▼

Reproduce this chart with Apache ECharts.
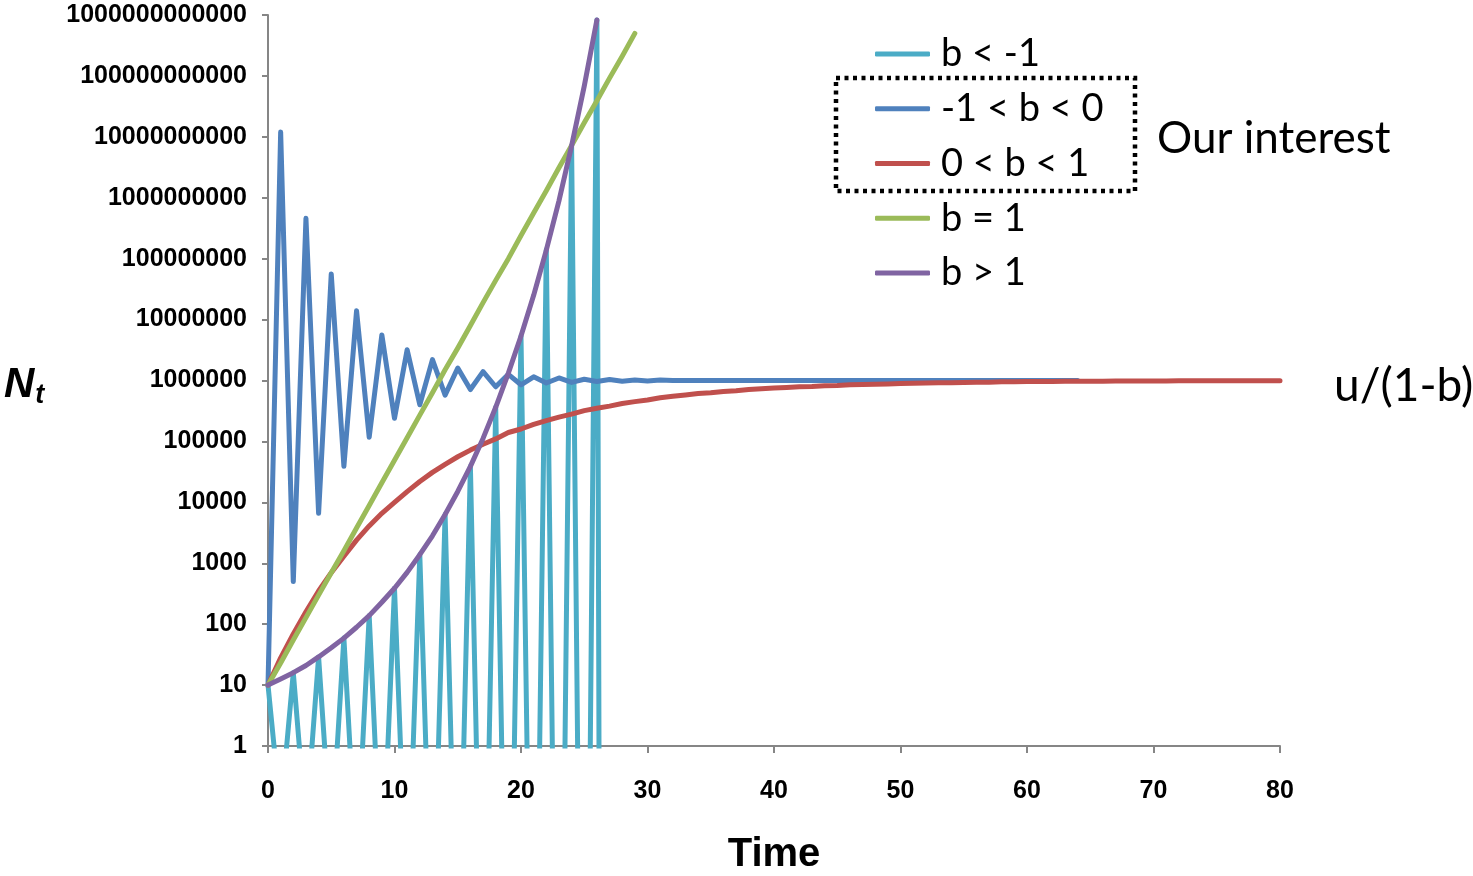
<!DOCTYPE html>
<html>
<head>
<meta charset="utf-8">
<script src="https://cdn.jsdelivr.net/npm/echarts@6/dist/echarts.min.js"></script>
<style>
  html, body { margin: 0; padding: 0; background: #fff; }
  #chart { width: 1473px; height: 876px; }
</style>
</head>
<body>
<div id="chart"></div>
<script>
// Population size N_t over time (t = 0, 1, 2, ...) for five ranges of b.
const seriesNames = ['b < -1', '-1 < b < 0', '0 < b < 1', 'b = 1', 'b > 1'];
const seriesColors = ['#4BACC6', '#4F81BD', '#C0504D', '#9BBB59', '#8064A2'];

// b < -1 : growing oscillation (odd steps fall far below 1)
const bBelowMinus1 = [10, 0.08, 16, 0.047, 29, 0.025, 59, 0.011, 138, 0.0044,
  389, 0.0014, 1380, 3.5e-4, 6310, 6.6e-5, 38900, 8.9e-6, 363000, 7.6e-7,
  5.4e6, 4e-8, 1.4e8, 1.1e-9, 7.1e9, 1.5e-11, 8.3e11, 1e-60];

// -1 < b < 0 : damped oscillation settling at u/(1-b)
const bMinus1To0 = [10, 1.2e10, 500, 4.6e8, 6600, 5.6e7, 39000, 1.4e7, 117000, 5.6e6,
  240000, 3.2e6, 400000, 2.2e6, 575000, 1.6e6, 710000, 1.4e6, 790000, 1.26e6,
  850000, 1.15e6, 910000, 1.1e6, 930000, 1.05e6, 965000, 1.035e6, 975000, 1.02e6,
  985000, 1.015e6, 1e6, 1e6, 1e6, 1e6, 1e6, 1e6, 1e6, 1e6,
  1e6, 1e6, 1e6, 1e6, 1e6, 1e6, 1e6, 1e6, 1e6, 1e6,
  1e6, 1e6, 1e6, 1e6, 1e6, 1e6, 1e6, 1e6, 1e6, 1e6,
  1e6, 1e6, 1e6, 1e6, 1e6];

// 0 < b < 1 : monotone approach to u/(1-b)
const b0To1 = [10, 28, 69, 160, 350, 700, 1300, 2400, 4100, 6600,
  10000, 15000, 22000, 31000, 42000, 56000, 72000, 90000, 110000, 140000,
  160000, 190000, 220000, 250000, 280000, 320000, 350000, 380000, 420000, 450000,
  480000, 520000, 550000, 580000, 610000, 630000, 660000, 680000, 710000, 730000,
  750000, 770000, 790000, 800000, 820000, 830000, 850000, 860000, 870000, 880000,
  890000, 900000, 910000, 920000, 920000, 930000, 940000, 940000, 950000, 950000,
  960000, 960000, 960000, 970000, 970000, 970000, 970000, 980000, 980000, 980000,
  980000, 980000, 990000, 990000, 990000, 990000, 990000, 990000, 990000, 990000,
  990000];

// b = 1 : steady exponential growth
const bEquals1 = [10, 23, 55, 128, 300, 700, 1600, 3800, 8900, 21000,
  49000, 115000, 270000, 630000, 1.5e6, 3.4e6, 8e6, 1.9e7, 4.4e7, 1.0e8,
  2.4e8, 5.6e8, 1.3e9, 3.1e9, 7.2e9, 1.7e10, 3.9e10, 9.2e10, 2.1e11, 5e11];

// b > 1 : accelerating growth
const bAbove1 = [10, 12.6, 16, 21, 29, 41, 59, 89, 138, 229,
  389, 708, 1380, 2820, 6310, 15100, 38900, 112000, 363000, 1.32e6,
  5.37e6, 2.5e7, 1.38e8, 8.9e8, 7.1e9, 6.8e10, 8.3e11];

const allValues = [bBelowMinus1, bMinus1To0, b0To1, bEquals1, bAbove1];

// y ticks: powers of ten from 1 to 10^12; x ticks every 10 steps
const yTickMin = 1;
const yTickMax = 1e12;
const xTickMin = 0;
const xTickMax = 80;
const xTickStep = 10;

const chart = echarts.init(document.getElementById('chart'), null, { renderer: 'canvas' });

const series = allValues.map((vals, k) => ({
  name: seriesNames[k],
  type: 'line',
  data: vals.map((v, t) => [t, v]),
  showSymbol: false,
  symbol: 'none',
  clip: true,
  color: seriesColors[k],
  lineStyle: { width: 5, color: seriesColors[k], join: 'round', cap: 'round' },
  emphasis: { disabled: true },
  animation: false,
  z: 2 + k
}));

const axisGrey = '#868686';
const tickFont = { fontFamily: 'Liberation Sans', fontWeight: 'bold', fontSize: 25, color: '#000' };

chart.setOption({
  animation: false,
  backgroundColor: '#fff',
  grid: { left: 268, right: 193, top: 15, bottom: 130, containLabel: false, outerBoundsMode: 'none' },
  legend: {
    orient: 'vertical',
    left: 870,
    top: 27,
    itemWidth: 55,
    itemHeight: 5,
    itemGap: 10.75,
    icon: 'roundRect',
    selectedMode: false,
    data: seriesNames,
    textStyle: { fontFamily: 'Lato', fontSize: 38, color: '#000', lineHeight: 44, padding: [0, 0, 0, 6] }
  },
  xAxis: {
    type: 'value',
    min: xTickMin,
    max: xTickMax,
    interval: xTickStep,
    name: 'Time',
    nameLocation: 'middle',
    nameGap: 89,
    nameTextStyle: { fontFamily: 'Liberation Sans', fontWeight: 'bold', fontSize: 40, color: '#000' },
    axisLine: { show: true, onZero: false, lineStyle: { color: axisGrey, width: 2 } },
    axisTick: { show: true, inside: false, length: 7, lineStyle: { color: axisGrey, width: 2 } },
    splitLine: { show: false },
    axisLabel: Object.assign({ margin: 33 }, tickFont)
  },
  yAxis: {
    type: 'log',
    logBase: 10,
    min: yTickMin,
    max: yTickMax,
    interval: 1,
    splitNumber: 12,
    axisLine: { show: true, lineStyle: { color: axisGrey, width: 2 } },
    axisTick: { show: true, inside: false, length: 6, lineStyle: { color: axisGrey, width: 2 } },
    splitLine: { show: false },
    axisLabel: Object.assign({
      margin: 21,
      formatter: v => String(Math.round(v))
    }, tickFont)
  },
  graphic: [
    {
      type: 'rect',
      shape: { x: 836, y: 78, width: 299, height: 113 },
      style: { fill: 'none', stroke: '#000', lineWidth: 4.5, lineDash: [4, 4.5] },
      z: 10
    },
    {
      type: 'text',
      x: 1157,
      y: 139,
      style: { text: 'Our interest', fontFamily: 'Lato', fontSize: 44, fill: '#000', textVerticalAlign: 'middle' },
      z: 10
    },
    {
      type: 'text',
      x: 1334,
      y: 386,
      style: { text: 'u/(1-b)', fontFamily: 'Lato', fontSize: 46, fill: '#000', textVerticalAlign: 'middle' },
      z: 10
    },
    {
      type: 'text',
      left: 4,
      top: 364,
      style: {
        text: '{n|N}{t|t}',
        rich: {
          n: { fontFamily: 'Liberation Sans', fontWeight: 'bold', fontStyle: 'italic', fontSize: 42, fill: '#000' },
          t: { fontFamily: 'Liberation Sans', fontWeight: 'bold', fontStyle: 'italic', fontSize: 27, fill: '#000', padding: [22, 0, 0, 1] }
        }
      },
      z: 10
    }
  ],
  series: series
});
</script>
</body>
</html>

▲
▼

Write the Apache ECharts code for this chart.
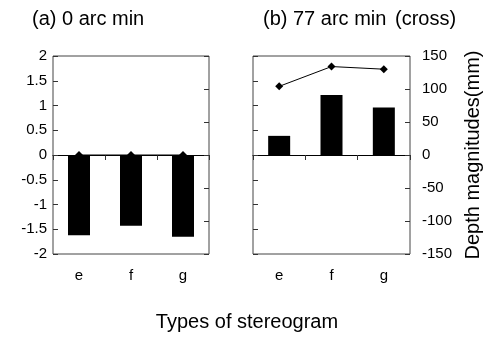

▲

* _WHAT NEEDS TO BE DONE_: Leave out the pictures, and copy only the lines from the one holding "Reproduce this chart with Apache ECharts." through the one holding "1e6, 1e6, 1e6, 1e6, 1e6];", exactly as written.

* _RESPONSE FOR THIS EXERCISE_:
Reproduce this chart with Apache ECharts.
<!DOCTYPE html>
<html>
<head>
<meta charset="utf-8">
<script src="https://cdn.jsdelivr.net/npm/echarts@6/dist/echarts.min.js"></script>
<style>
  html, body { margin: 0; padding: 0; background: #fff; }
  #chart { width: 1473px; height: 876px; }
</style>
</head>
<body>
<div id="chart"></div>
<script>
// Population size N_t over time (t = 0, 1, 2, ...) for five ranges of b.
const seriesNames = ['b < -1', '-1 < b < 0', '0 < b < 1', 'b = 1', 'b > 1'];
const seriesColors = ['#4BACC6', '#4F81BD', '#C0504D', '#9BBB59', '#8064A2'];

// b < -1 : growing oscillation (odd steps fall far below 1)
const bBelowMinus1 = [10, 0.08, 16, 0.047, 29, 0.025, 59, 0.011, 138, 0.0044,
  389, 0.0014, 1380, 3.5e-4, 6310, 6.6e-5, 38900, 8.9e-6, 363000, 7.6e-7,
  5.4e6, 4e-8, 1.4e8, 1.1e-9, 7.1e9, 1.5e-11, 8.3e11, 1e-60];

// -1 < b < 0 : damped oscillation settling at u/(1-b)
const bMinus1To0 = [10, 1.2e10, 500, 4.6e8, 6600, 5.6e7, 39000, 1.4e7, 117000, 5.6e6,
  240000, 3.2e6, 400000, 2.2e6, 575000, 1.6e6, 710000, 1.4e6, 790000, 1.26e6,
  850000, 1.15e6, 910000, 1.1e6, 930000, 1.05e6, 965000, 1.035e6, 975000, 1.02e6,
  985000, 1.015e6, 1e6, 1e6, 1e6, 1e6, 1e6, 1e6, 1e6, 1e6,
  1e6, 1e6, 1e6, 1e6, 1e6, 1e6, 1e6, 1e6, 1e6, 1e6,
  1e6, 1e6, 1e6, 1e6, 1e6, 1e6, 1e6, 1e6, 1e6, 1e6,
  1e6, 1e6, 1e6, 1e6, 1e6];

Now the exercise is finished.